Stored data
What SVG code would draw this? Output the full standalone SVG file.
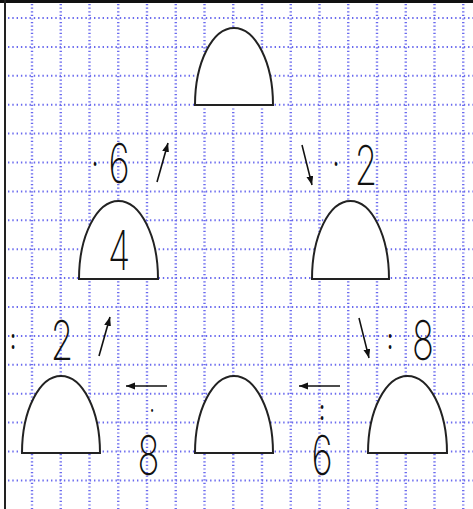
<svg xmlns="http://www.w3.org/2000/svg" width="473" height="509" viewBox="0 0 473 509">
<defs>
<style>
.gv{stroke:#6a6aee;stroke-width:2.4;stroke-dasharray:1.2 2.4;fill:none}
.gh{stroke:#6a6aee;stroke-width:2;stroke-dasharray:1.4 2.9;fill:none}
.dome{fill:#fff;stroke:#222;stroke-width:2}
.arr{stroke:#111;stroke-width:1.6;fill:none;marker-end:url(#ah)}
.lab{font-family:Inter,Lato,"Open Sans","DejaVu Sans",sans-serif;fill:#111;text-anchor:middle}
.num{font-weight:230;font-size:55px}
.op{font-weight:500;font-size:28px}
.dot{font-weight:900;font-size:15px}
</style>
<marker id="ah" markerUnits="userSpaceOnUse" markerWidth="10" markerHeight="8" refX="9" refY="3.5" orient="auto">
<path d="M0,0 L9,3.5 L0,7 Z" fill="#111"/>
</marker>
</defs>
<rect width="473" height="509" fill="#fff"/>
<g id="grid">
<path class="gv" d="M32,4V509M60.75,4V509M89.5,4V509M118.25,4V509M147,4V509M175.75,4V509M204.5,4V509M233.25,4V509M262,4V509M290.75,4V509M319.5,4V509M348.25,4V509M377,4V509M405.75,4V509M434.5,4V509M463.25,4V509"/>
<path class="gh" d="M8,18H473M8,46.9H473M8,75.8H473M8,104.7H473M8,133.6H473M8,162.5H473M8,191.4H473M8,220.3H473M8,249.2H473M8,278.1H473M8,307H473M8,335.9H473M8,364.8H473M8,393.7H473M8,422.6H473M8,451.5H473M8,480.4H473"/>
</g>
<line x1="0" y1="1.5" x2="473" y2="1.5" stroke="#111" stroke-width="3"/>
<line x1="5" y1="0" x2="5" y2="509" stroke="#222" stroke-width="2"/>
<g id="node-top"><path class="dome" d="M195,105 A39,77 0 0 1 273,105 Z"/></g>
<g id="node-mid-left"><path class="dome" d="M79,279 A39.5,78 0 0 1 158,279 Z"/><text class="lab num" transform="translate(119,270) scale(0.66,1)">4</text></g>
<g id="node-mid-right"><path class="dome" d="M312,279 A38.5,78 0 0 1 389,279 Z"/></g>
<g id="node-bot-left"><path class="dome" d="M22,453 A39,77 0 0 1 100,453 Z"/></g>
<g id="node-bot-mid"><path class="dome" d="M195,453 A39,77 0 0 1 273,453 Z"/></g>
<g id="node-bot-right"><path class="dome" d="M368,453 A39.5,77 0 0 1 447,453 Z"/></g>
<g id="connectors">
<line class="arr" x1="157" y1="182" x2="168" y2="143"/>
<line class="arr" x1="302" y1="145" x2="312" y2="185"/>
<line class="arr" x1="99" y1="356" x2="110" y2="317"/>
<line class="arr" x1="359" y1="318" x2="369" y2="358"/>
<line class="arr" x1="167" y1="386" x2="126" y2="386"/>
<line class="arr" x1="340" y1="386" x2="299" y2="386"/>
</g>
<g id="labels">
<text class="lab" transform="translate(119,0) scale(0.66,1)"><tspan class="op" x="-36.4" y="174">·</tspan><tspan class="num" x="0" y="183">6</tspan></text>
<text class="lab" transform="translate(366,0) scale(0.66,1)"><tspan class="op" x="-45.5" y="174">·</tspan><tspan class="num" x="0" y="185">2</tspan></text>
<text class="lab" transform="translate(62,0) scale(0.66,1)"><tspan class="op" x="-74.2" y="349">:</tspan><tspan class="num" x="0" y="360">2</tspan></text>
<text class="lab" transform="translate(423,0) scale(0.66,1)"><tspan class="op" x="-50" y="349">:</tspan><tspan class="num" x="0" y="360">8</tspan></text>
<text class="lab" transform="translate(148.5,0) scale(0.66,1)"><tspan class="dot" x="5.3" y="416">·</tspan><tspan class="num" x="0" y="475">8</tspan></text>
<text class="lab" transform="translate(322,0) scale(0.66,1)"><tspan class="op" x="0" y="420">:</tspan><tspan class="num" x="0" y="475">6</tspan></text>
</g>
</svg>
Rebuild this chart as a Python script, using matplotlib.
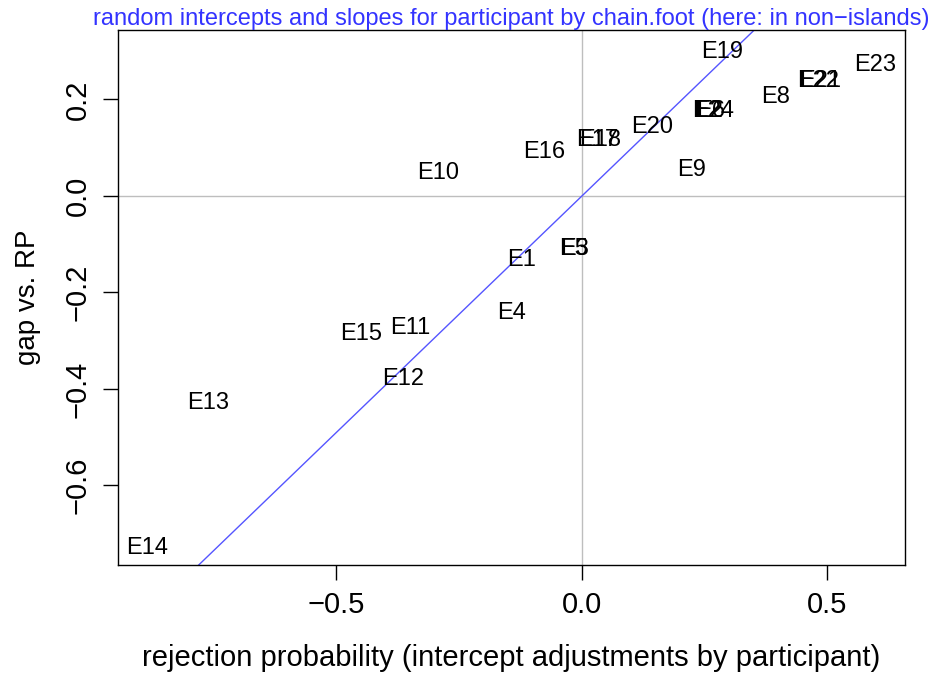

* * *

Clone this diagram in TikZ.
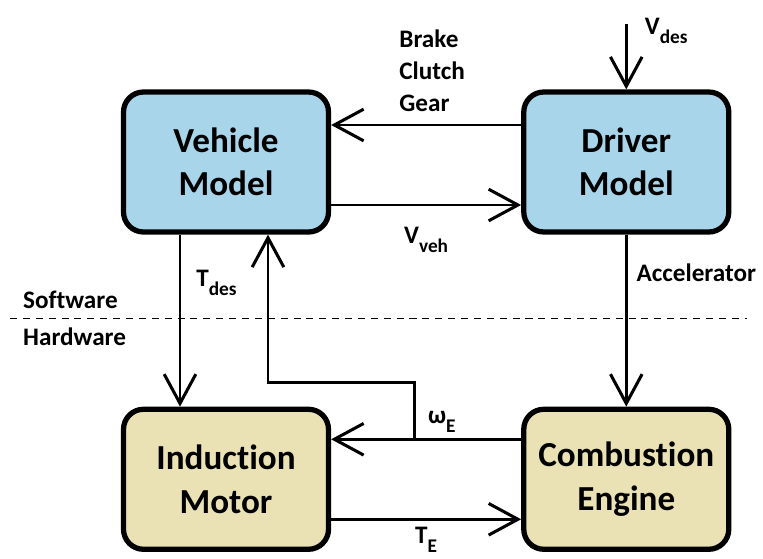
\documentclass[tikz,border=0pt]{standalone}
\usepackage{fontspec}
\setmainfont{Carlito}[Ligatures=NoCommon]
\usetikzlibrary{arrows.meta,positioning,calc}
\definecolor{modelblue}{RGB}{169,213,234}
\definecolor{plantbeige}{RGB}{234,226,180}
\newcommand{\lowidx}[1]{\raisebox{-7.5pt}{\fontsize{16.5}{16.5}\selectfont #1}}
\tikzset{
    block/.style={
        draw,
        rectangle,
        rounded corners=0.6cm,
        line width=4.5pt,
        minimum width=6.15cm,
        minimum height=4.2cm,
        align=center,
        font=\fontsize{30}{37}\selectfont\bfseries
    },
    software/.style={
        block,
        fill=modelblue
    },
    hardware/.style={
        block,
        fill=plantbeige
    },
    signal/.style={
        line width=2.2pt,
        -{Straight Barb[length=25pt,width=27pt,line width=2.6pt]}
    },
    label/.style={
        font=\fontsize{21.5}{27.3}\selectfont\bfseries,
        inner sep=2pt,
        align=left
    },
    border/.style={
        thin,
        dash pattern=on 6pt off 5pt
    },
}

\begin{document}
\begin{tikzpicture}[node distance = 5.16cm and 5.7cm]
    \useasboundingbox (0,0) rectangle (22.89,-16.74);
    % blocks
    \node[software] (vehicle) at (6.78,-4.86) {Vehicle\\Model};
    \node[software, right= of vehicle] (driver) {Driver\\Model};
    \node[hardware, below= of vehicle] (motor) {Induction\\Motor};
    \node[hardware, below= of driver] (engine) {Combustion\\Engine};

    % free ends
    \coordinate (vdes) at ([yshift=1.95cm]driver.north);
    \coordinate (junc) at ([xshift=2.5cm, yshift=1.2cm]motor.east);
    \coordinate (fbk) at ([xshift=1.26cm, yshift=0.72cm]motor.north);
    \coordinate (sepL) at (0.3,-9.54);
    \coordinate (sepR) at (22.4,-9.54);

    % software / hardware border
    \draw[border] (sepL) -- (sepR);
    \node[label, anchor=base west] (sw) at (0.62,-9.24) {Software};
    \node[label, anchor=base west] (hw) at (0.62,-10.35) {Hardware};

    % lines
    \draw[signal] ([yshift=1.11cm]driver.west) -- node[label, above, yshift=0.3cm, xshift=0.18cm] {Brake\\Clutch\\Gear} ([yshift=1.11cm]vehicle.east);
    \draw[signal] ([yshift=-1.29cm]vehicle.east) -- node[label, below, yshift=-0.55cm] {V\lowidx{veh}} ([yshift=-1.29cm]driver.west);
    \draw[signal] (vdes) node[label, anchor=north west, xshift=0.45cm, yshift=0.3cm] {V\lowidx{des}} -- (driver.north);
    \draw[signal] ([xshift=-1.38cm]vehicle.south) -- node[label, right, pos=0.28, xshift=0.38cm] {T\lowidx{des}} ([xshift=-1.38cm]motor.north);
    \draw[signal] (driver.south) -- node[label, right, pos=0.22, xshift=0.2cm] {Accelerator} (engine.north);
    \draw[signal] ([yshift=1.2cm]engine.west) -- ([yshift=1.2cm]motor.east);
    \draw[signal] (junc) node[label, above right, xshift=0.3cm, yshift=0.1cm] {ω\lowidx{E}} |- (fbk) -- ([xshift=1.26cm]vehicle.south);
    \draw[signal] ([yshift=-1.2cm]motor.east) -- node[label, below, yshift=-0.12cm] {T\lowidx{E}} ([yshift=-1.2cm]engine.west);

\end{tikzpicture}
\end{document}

◆ Directive
Would you restate, exactly and with no pictures, the lines of the entries above from the one containing "Clone this diagram in TikZ." through the one containing "below= of driver]"?

◆ The answer
Clone this diagram in TikZ.
\documentclass[tikz,border=0pt]{standalone}
\usepackage{fontspec}
\setmainfont{Carlito}[Ligatures=NoCommon]
\usetikzlibrary{arrows.meta,positioning,calc}
\definecolor{modelblue}{RGB}{169,213,234}
\definecolor{plantbeige}{RGB}{234,226,180}
\newcommand{\lowidx}[1]{\raisebox{-7.5pt}{\fontsize{16.5}{16.5}\selectfont #1}}
\tikzset{
    block/.style={
        draw,
        rectangle,
        rounded corners=0.6cm,
        line width=4.5pt,
        minimum width=6.15cm,
        minimum height=4.2cm,
        align=center,
        font=\fontsize{30}{37}\selectfont\bfseries
    },
    software/.style={
        block,
        fill=modelblue
    },
    hardware/.style={
        block,
        fill=plantbeige
    },
    signal/.style={
        line width=2.2pt,
        -{Straight Barb[length=25pt,width=27pt,line width=2.6pt]}
    },
    label/.style={
        font=\fontsize{21.5}{27.3}\selectfont\bfseries,
        inner sep=2pt,
        align=left
    },
    border/.style={
        thin,
        dash pattern=on 6pt off 5pt
    },
}

\begin{document}
\begin{tikzpicture}[node distance = 5.16cm and 5.7cm]
    \useasboundingbox (0,0) rectangle (22.89,-16.74);
    % blocks
    \node[software] (vehicle) at (6.78,-4.86) {Vehicle\\Model};
    \node[software, right= of vehicle] (driver) {Driver\\Model};
    \node[hardware, below= of vehicle] (motor) {Induction\\Motor};
    \node[hardware, below= of driver] (engine) {Combustion\\Engine};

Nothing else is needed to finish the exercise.